In Back to the Future Part II, Doc and Marty venture forward 30 years to Oct. 21, 2015 to a world of flying cars, hoverboards, a continued love of neon colors, and dope shoes. Turns out real-life 2015 looks a lot different, and the pair joked about how much from the film came to be in a Toyota spot.

In an extended video, out now and viewable above, Doc and Marty explore an alternative to the car that can run on refuse: the hydrogen-fueled Mirai, also out now. Lloyd believes in the car — “A car that doesn’t pollute and is efficient — I think it’s going to be a huge breakthrough,” he says — but there were plenty of other reasons for him reunite with Fox on screen. (Again.)

Lloyd says he relishes each opportunity to don the coat and wild hair and dig into Doc’s mind — even for small cameos. “[Doc Brown] is always excited about new things, thinking of new ideas, new inventions he might make … that’s his passion,” Lloyd says. “Whether it’s a trailer in a film … all I have to think about is that excitement.”
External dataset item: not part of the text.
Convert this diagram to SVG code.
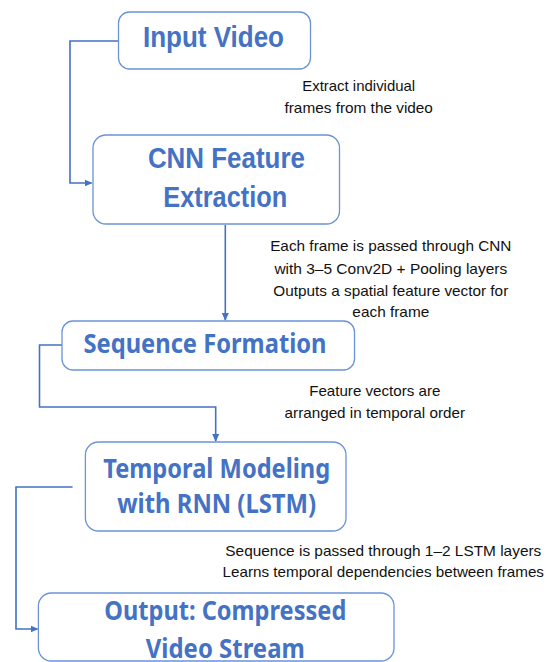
<svg xmlns="http://www.w3.org/2000/svg" width="558" height="662" viewBox="0 0 558 662">
<style>
.box{fill:#fff;stroke:#6a93d8;stroke-width:1.3}
.t1{font-family:"Liberation Sans",Arial,sans-serif;font-weight:bold;font-size:29px;fill:#4472C4;text-anchor:middle}
.t2{font-family:"Noto Sans","Open Sans",sans-serif;font-weight:bold;font-size:27px;fill:#4472C4;text-anchor:middle}
.n{font-family:"Liberation Sans",Arial,sans-serif;font-size:15px;fill:#111;text-anchor:middle}
.c{fill:none;stroke:#4472C4;stroke-width:1.6}
</style>
<defs>
<marker id="ah" markerWidth="8" markerHeight="8" refX="7" refY="4" orient="auto" markerUnits="userSpaceOnUse">
<path d="M0,0.5 L8,4 L0,7.5 z" fill="#4472C4"/>
</marker>
</defs>
<g id="connectors">
<path class="c" d="M118.5,41 H70 V183 H91.5" marker-end="url(#ah)"/>
<path class="c" d="M225.3,225 V320" marker-end="url(#ah)"/>
<path class="c" d="M62,345 H39.5 V407 H215.7 V441" marker-end="url(#ah)"/>
<path class="c" d="M72.6,487 H16 V629 H37.5" marker-end="url(#ah)"/>
</g>
<g id="input-video">
<rect class="box" x="118.5" y="12" width="192" height="57" rx="11"/>
<text class="t1" x="213.5" y="47" textLength="141" lengthAdjust="spacingAndGlyphs">Input Video</text>
</g>
<g id="cnn">
<rect class="box" x="93" y="135" width="246.5" height="89" rx="13"/>
<text class="t1" x="226.4" y="168" textLength="157" lengthAdjust="spacingAndGlyphs">CNN Feature</text>
<text class="t1" x="225.3" y="207" textLength="124" lengthAdjust="spacingAndGlyphs">Extraction</text>
</g>
<g id="sequence">
<rect class="box" x="62" y="321" width="292.5" height="49" rx="11"/>
<text class="t2" x="205" y="353" textLength="243" lengthAdjust="spacingAndGlyphs">Sequence Formation</text>
</g>
<g id="temporal">
<rect class="box" x="85.4" y="442" width="260.6" height="89" rx="13"/>
<text class="t2" x="216.7" y="478" textLength="227" lengthAdjust="spacingAndGlyphs">Temporal Modeling</text>
<text class="t2" x="216.7" y="513" textLength="199" lengthAdjust="spacingAndGlyphs">with RNN (LSTM)</text>
</g>
<g id="output">
<rect class="box" x="38.4" y="593" width="355.6" height="68" rx="13"/>
<text class="t2" x="225.3" y="620" textLength="242" lengthAdjust="spacingAndGlyphs">Output: Compressed</text>
<text class="t2" x="225.3" y="658" textLength="159" lengthAdjust="spacingAndGlyphs">Video Stream</text>
</g>
<g id="notes">
<text class="n" x="358.7" y="91" textLength="113" lengthAdjust="spacingAndGlyphs">Extract individual</text>
<text class="n" x="358.7" y="113" textLength="148.4" lengthAdjust="spacingAndGlyphs">frames from the video</text>
<text class="n" x="390.8" y="251" textLength="241.3" lengthAdjust="spacingAndGlyphs">Each frame is passed through CNN</text>
<text class="n" x="390.8" y="274" textLength="232.8" lengthAdjust="spacingAndGlyphs">with 3–5 Conv2D + Pooling layers</text>
<text class="n" x="390.8" y="296" textLength="234.9" lengthAdjust="spacingAndGlyphs">Outputs a spatial feature vector for</text>
<text class="n" x="390.8" y="317" textLength="76.9" lengthAdjust="spacingAndGlyphs">each frame</text>
<text class="n" x="374.8" y="396" textLength="131.3" lengthAdjust="spacingAndGlyphs">Feature vectors are</text>
<text class="n" x="374.8" y="418" textLength="180.4" lengthAdjust="spacingAndGlyphs">arranged in temporal order</text>
<text class="n" x="383.3" y="556" textLength="316" lengthAdjust="spacingAndGlyphs">Sequence is passed through 1–2 LSTM layers</text>
<text class="n" x="383.3" y="577" textLength="321.4" lengthAdjust="spacingAndGlyphs">Learns temporal dependencies between frames</text>
</g>
</svg>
And out of all the characters Lloyd has played, he says Doc Brown is the only character who has endured.

“There’s no other character that has come up, that keeps going for 30 years,” he said. “They all have their time, and then they fade away. Back to the Future refuses to fade away. I saw it last night, and I have to say it seems fresh and contemporary, not 1985, 1986. It has a lot of laughs.”

Given the occasion, and the possible prescience of the film’s prediction of a Chicago Cubs World Series, talks have bubbled about a possible fourth film. But Lloyd sees it as a long shot. “[Director] Bob Zemeckis and [writer] Bob Gale, they kind of thought the third completed the story, and that was that,” he tells EW. “It would have to be really, really innovative and match the quality of the first films, and that’s a tough thing to do. Usually sequels don’t measure up to the quality of the original. It’d be tough at this point.

“But if it happened,” he adds, “I would love to be Doc Brown again.”